Pat Kelsey

Louisville's Pat Kelsey glances at some notes during a timeout huddle at the 2025 ACC Tournament.

LOUISVILLE, Ky. (WDRB) — We are approaching March, the time of year when résumés get polished, seeds get assigned, and narratives get stamped in permanent ink.

It is also, whether anyone wants to admit it or not, evaluation season for coaches.

Pat Kelsey arrived with a burst of oxygen this program desperately needed. In one season, he won ACC Coach of the Year, finished second in the league, restored relevance, restored hope, restored noise to a building that had forgotten what sustained noise sounded like.

He passed every test except the one everyone remembers: a first-round NCAA Tournament exit.

Louisville | Kentucky | Indiana | Eric Crawford

Year two was supposed to be the step from restoration to contention. Louisville opened in the top 10, talked like a contender, looked like one in stretches and now finds itself clinging to the edge of the Top 25 with more questions than answers.

None of this is failure. But it is going to be scrutiny. There's going to be no avoiding that.

The number that explains Kelsey's Louisville program isn't in the win-loss record. It isn't in the efficiency metrics or the rebounding percentages or the turnover margin.

It lives in the gap between two numbers that shouldn't coexist: 1-11 against Quad 1A opponents and 46-4 against everyone else.

Ryan Conwell defense

Louisville's team defensive rating is more than 17 points higher when Ryan Conwell is on the court, than when he is not.

That gap isn't a slump. It isn't bad luck or a brutal schedule or the randomness that basketball occasionally produces. It is a pattern so consistent it has become the defining fact of this program's identity: a team that dominates when it is supposed to but cannot cross the threshold when it matters most.

A second number makes the portrait even more precise: When trailing with five minutes to play — against anyone, in any game — Louisville is 0-8 this season, 0-15 under Kelsey overall.

Not 3-15. Not 1-8.

Zero. Zero.

That's not an elite-competition problem. That's a closing problem. The games Louisville wins, it leads. The games it trails late, it loses. Every time. Together those two facts tell you almost everything you need to know about what March is almost certain to expose.


Kelsey last week talked about the importance of defense and said 70% of Louisville's practice time is spent on it. "Defense is the key to our destiny," he said.

Louisville is ranked No. 28 nationally in defensive efficiency. But that number flatters the team, because the efficiency doesn't travel. It evaporates against the best competition, as it did again Monday night against North Carolina — 22-34 inside the arc, 17 layups or dunks, a 21-2 run that effectively decided the game.

The deeper issue is personnel, and the numbers make it uncomfortable to ignore.

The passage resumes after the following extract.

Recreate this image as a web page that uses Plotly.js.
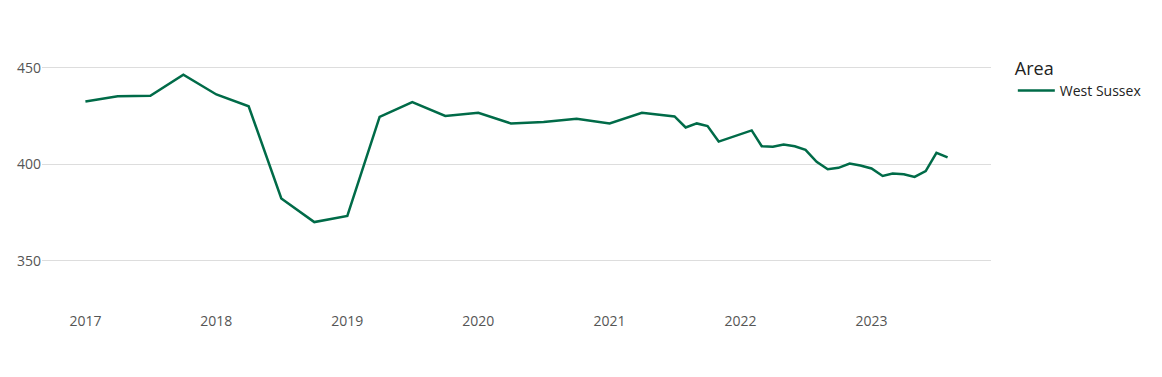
<!DOCTYPE html>
<html>
<head>
<meta charset="utf-8">
<script src="https://cdn.plot.ly/plotly-3.0.1.min.js"></script>
<style>html,body{margin:0;padding:0;background:#fff;}#chart{width:1162px;height:377px;}</style>
</head>
<body>
<div id="chart"></div>
<script>
const dates = ["2017-01-01","2017-04-01","2017-07-01","2017-10-01","2018-01-01","2018-04-01","2018-07-01","2018-10-01","2019-01-01","2019-04-01","2019-07-01","2019-10-01","2020-01-01","2020-04-01","2020-07-01","2020-10-01","2021-01-01","2021-04-01","2021-07-01","2021-08-01","2021-09-01","2021-10-01","2021-11-01","2022-02-01","2022-03-01","2022-04-01","2022-05-01","2022-06-01","2022-07-01","2022-08-01","2022-09-01","2022-10-01","2022-11-01","2022-12-01","2023-01-01","2023-02-01","2023-03-01","2023-04-01","2023-05-01","2023-06-01","2023-07-01","2023-08-01"];
const westSussex = [432.5,435.2,435.4,446.3,436.1,430.0,382.2,370.0,373.2,424.5,432.1,425.0,426.6,421.1,421.8,423.5,421.1,426.6,424.7,419.0,421.1,419.7,411.7,417.5,409.3,409.0,410.2,409.3,407.4,401.2,397.4,398.1,400.3,399.3,397.8,393.9,395.2,394.8,393.4,396.4,405.9,403.5];
const seriesName = "West Sussex";
const legendTitle = "Area";
const yTicks = [350, 400, 450];

Plotly.newPlot("chart", [{
  x: dates, y: westSussex, name: seriesName, type: "scatter", mode: "lines",
  line: {color: "#006b48", width: 2.5}, showlegend: true
}], {
  width: 1162, height: 377,
  margin: {l: 42, r: 171, t: 29, b: 68},
  font: {family: "Open Sans, sans-serif", size: 14, color: "#555"},
  paper_bgcolor: "#fff", plot_bgcolor: "#fff",
  xaxis: {type: "date", range: ["2016-09-02", "2023-11-30"], dtick: "M12", tick0: "2017-01-01",
          tickformat: "%Y", showgrid: false, zeroline: false, showline: false, ticklabelstandoff: 2,
          tickfont: {size: 14, color: "#555"}},
  yaxis: {range: [325, 470], tickvals: yTicks, showgrid: true, gridcolor: "#dddddd", zeroline: false,
          showline: false, tickfont: {size: 14, color: "#555"}},
  legend: {title: {text: legendTitle, font: {size: 18, color: "#222"}}, font: {size: 14, color: "#222"},
           x: 1.023, y: 0.92, yanchor: "top", itemwidth: 37},
  showlegend: true
}, {displayModeBar: false, staticPlot: true});
</script>
</body>
</html>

A year ago, Louisville had Chuckie Hepburn, one of the top defensive players in the nation, pressuring the ball, Hadley as a steady defensive presence, and Terrence Edwards, a senior who saw the need and made himself a solid defender through sheer will. This year, that culture of defensive accountability hasn't taken hold across the roster the same way, and Kelsey doesn't have the schematic options to paper over it. He's not a zone coach. He turned to Peyton Siva to install a full-court press and said so with notable candor earlier this month.

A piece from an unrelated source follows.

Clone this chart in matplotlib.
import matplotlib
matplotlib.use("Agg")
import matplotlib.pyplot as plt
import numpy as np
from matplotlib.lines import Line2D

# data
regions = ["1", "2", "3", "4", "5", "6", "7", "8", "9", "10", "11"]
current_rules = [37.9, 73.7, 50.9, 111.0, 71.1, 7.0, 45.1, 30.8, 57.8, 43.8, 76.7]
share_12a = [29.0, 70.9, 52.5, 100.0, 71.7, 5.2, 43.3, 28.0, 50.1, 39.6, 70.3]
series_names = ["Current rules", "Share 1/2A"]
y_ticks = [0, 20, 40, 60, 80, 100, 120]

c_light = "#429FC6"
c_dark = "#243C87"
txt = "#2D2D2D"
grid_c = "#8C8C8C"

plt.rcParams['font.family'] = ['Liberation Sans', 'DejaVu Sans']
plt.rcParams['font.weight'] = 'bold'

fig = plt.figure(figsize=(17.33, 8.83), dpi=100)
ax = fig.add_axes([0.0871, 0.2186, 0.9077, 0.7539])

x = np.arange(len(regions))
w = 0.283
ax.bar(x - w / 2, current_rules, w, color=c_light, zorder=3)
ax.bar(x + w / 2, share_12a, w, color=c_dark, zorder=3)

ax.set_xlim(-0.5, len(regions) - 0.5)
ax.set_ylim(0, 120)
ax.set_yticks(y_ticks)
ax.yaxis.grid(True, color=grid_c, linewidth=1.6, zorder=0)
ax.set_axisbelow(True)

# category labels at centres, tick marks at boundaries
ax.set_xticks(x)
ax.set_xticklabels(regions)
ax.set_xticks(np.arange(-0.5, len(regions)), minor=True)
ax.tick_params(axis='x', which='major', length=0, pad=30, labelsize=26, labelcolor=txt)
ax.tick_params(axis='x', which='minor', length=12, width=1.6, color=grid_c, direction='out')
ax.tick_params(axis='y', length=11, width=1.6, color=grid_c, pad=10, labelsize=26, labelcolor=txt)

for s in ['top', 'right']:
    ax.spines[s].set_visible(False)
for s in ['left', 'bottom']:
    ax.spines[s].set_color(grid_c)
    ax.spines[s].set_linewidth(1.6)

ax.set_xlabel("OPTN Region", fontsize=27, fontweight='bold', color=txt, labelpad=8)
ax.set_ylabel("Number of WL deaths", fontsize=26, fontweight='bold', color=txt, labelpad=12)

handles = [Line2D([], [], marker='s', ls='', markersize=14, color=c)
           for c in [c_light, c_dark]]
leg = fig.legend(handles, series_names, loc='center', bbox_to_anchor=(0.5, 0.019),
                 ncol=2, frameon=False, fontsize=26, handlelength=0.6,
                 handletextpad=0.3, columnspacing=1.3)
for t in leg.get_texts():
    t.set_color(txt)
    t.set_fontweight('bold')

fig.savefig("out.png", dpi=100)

"I'm not a press guy," Kelsey said. "... I told the players I don't know anything about pressing. But I do know effort and I know speed of recovery."

That's honest. It's also a coach acknowledging he's working outside his comfort zone, because the alternatives are limited. Which means the burden falls back on individuals to improve, and it's getting late for that.


So the offense can't have lapses. On Monday night, it had a significant one: 15 consecutive missed shots while UNC went on its run. By the end, Louisville's offense had essentially become a two-man game, Conwell and Brown carrying everything while the movement around them stalled.

Radio analyst Bob Valvano noted the off-ball movement wasn't good. Kelsey agreed.

"When everybody's getting involved, we're harder to guard," Kelsey said. "Versus when we're one- or two-dimensional. And we were probably too much like that tonight."

It happened against Duke too. It tends to happen against teams with length and discipline. The offense becomes predictable at precisely the moments when it can least afford to be.


By the end of February, teams are generally who they are going to be.

This team has shooters. A postseason hot streak is not a fantasy. But if it doesn't materialize, the questions after Year two will be pointed: Is this structure capable of postseason success? What needs to change for the next step to be real?

Kelsey has shown a genuine willingness to examine and adapt. But the evidence of two seasons now suggests shooting alone isn't enough to solve what ails this program in the games that define legacies. The gap between 46-4 and 1-11 is not going to close itself.

March is coming. It’s time to rev the engine. And Louisville is still looking for its keys.